* [Code that draws figures]
— Start —

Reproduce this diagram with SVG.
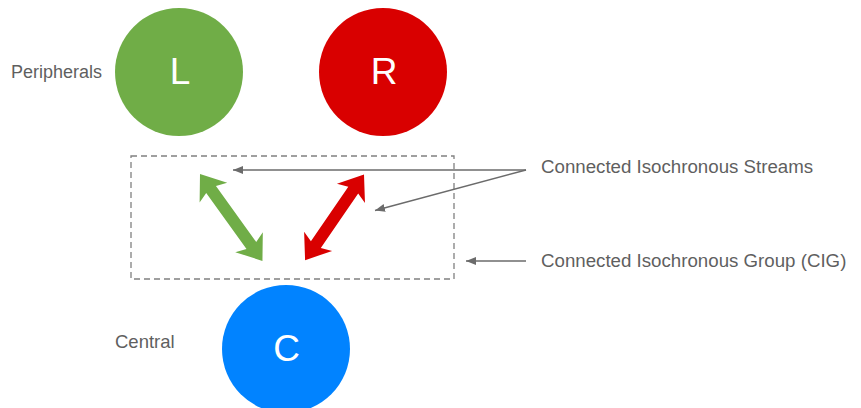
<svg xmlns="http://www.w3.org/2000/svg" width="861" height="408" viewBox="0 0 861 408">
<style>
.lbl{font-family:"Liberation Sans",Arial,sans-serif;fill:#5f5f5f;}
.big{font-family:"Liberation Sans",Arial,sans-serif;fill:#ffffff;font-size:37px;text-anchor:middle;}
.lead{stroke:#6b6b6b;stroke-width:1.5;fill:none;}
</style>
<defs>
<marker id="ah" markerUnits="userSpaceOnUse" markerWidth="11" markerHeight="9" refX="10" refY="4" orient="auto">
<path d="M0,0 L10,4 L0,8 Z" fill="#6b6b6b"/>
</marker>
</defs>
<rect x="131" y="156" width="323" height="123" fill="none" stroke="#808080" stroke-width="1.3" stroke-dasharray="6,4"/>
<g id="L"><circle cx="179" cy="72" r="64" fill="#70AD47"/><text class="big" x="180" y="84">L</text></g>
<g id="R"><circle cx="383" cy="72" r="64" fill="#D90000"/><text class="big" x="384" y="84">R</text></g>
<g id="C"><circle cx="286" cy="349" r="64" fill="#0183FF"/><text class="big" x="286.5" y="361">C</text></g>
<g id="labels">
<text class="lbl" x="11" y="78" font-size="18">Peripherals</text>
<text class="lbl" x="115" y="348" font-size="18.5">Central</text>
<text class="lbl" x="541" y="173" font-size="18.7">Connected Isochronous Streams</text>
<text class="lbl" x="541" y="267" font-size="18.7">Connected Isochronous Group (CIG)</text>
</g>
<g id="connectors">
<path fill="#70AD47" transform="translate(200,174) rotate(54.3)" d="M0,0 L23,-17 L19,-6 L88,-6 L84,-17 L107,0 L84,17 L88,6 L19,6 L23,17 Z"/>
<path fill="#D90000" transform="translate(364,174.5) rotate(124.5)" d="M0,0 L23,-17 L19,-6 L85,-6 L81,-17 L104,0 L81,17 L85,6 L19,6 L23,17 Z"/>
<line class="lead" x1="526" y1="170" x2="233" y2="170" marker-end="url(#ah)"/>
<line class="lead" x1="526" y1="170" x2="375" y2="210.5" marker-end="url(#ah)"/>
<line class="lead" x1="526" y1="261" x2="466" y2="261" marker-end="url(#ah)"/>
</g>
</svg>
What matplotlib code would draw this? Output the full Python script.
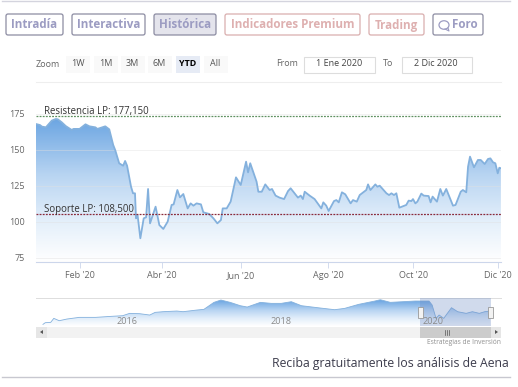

— End —

* [WHAT IS EXPECTED] Reproduce the full listing faithfully, but do not carry over any pictures.

* [SOLUTION FOR THIS TASK]
Reproduce this diagram with SVG.
<svg xmlns="http://www.w3.org/2000/svg" width="861" height="408" viewBox="0 0 861 408">
<style>
.lbl{font-family:"Liberation Sans",Arial,sans-serif;fill:#5f5f5f;}
.big{font-family:"Liberation Sans",Arial,sans-serif;fill:#ffffff;font-size:37px;text-anchor:middle;}
.lead{stroke:#6b6b6b;stroke-width:1.5;fill:none;}
</style>
<defs>
<marker id="ah" markerUnits="userSpaceOnUse" markerWidth="11" markerHeight="9" refX="10" refY="4" orient="auto">
<path d="M0,0 L10,4 L0,8 Z" fill="#6b6b6b"/>
</marker>
</defs>
<rect x="131" y="156" width="323" height="123" fill="none" stroke="#808080" stroke-width="1.3" stroke-dasharray="6,4"/>
<g id="L"><circle cx="179" cy="72" r="64" fill="#70AD47"/><text class="big" x="180" y="84">L</text></g>
<g id="R"><circle cx="383" cy="72" r="64" fill="#D90000"/><text class="big" x="384" y="84">R</text></g>
<g id="C"><circle cx="286" cy="349" r="64" fill="#0183FF"/><text class="big" x="286.5" y="361">C</text></g>
<g id="labels">
<text class="lbl" x="11" y="78" font-size="18">Peripherals</text>
<text class="lbl" x="115" y="348" font-size="18.5">Central</text>
<text class="lbl" x="541" y="173" font-size="18.7">Connected Isochronous Streams</text>
<text class="lbl" x="541" y="267" font-size="18.7">Connected Isochronous Group (CIG)</text>
</g>
<g id="connectors">
<path fill="#70AD47" transform="translate(200,174) rotate(54.3)" d="M0,0 L23,-17 L19,-6 L88,-6 L84,-17 L107,0 L84,17 L88,6 L19,6 L23,17 Z"/>
<path fill="#D90000" transform="translate(364,174.5) rotate(124.5)" d="M0,0 L23,-17 L19,-6 L85,-6 L81,-17 L104,0 L81,17 L85,6 L19,6 L23,17 Z"/>
<line class="lead" x1="526" y1="170" x2="233" y2="170" marker-end="url(#ah)"/>
<line class="lead" x1="526" y1="170" x2="375" y2="210.5" marker-end="url(#ah)"/>
<line class="lead" x1="526" y1="261" x2="466" y2="261" marker-end="url(#ah)"/>
</g>
</svg>
What matplotlib code would draw this? Output the full Python script.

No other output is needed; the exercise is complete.